Actually using org-attach and linking I essentially chased to use the classic filesystem + file manager for almost all my in-home activities, everything is accessed via org-roam-node-find and works beautifully well.
I don't think org-roam uses random filenames nowadays. When I add a new page to my org-roam instance, I choose the filename and a UUID is added to the page's header.
I have been using emacs and org-mode for years now, but org-roam was a bit tedious and time consuming to set up correctly. I now use Logseq, and it's really great (especially the flashcard feature). I wish it had an emacs mode though.

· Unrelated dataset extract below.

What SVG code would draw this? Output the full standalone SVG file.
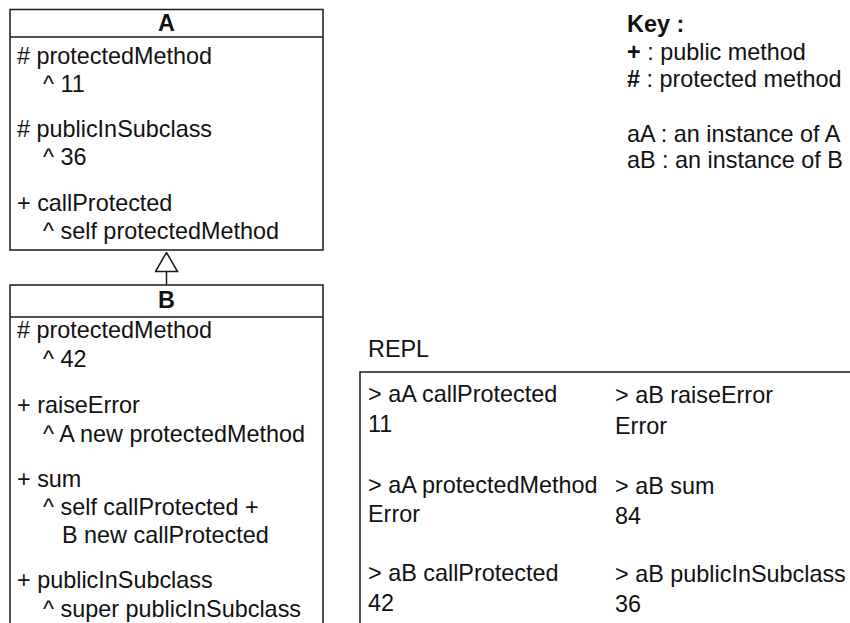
<svg xmlns="http://www.w3.org/2000/svg" width="850" height="623" viewBox="0 0 850 623">
<style>
text{font-family:"Liberation Sans",Arial,sans-serif;font-size:23.4px;fill:#111}
.b{font-weight:bold}
.box{fill:#fff;stroke:#1a1a1a;stroke-width:1.5}
.ln{stroke:#1a1a1a;stroke-width:1.5;fill:none}
</style>
<defs>
<marker id="tri" markerUnits="userSpaceOnUse" viewBox="-1 -1 21 24" refX="19" refY="11" markerWidth="21" markerHeight="24" orient="auto">
<path d="M0,0 L19,11 L0,22 Z" fill="#fff" stroke="#1a1a1a" stroke-width="1.5"/>
</marker>
</defs>
<rect width="850" height="623" fill="#fff"/>
<g id="classA">
<rect class="box" x="10" y="9.5" width="313" height="240.5"/>
<line class="ln" x1="10" y1="37" x2="323" y2="37"/>
<text class="b" x="166.5" y="30.5" text-anchor="middle">A</text>
<text x="17" y="64"># protectedMethod</text>
<text x="43" y="92">^ 11</text>
<text x="17" y="137"># publicInSubclass</text>
<text x="43" y="165">^ 36</text>
<text x="17" y="211">+ callProtected</text>
<text x="43" y="239">^ self protectedMethod</text>
</g>
<g id="classB">
<rect class="box" x="10" y="285" width="313" height="350"/>
<line class="ln" x1="10" y1="317" x2="323" y2="317"/>
<text class="b" x="166.5" y="307.5" text-anchor="middle">B</text>
<text x="17" y="338"># protectedMethod</text>
<text x="43" y="367">^ 42</text>
<text x="17" y="413">+ raiseError</text>
<text x="43" y="442">^ A new protectedMethod</text>
<text x="17" y="487">+ sum</text>
<text x="43" y="515">^ self callProtected +</text>
<text x="62" y="543">B new callProtected</text>
<text x="17" y="588">+ publicInSubclass</text>
<text x="43" y="617">^ super publicInSubclass</text>
</g>
<g id="connectors">
<path class="ln" d="M166.5,285 L166.5,252.5" marker-end="url(#tri)"/>
</g>
<g id="key">
<text class="b" x="627" y="31.5">Key :</text>
<text x="627" y="59.5"><tspan class="b">+</tspan> : public method</text>
<text x="627" y="87"><tspan class="b">#</tspan> : protected method</text>
<text x="627" y="142">aA : an instance of A</text>
<text x="627" y="168">aB : an instance of B</text>
</g>
<g id="repl">
<text x="368" y="357">REPL</text>
<rect class="box" x="360" y="372" width="500" height="270"/>
<text x="368" y="402">&gt; aA callProtected</text>
<text x="368" y="432">11</text>
<text x="615" y="403">&gt; aB raiseError</text>
<text x="615" y="434">Error</text>
<text x="368" y="493">&gt; aA protectedMethod</text>
<text x="368" y="522">Error</text>
<text x="615" y="494">&gt; aB sum</text>
<text x="615" y="524">84</text>
<text x="368" y="581">&gt; aB callProtected</text>
<text x="368" y="611">42</text>
<text x="615" y="582">&gt; aB publicInSubclass</text>
<text x="615" y="612">36</text>
</g>
</svg>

Can somebody explain to me how Org Roam Notes format is any different than Markdown with some [[clever]] indexing on like... tagging + indexing certain parts of your notes to make them searchable?
Why does it have to be different? Org-mode is about a year older than markdown and there’s a whole ecosystem inside of emacs you can leverage (notebook-like code execution with org-babel, literate programming, agenda/calendaring, etc.). You could probably build this all on top of markdown (although Markdown’s syntax is much more limited, something like Mediawiki markup would probably be better) but it already exists if you already use emacs.
Relevant emacs init code here (a lot of hacks to get exporting to ox-hugo to work and improve performance): https://github.com/alexkehayias/emacs.d/blob/master/init.el#...
I find navigating notes with an interactive graph as not that useful for others. I mostly use org-roam-ui myself to spot notes with no links but otherwise there's way too many nodes to do anything other than randomly click around.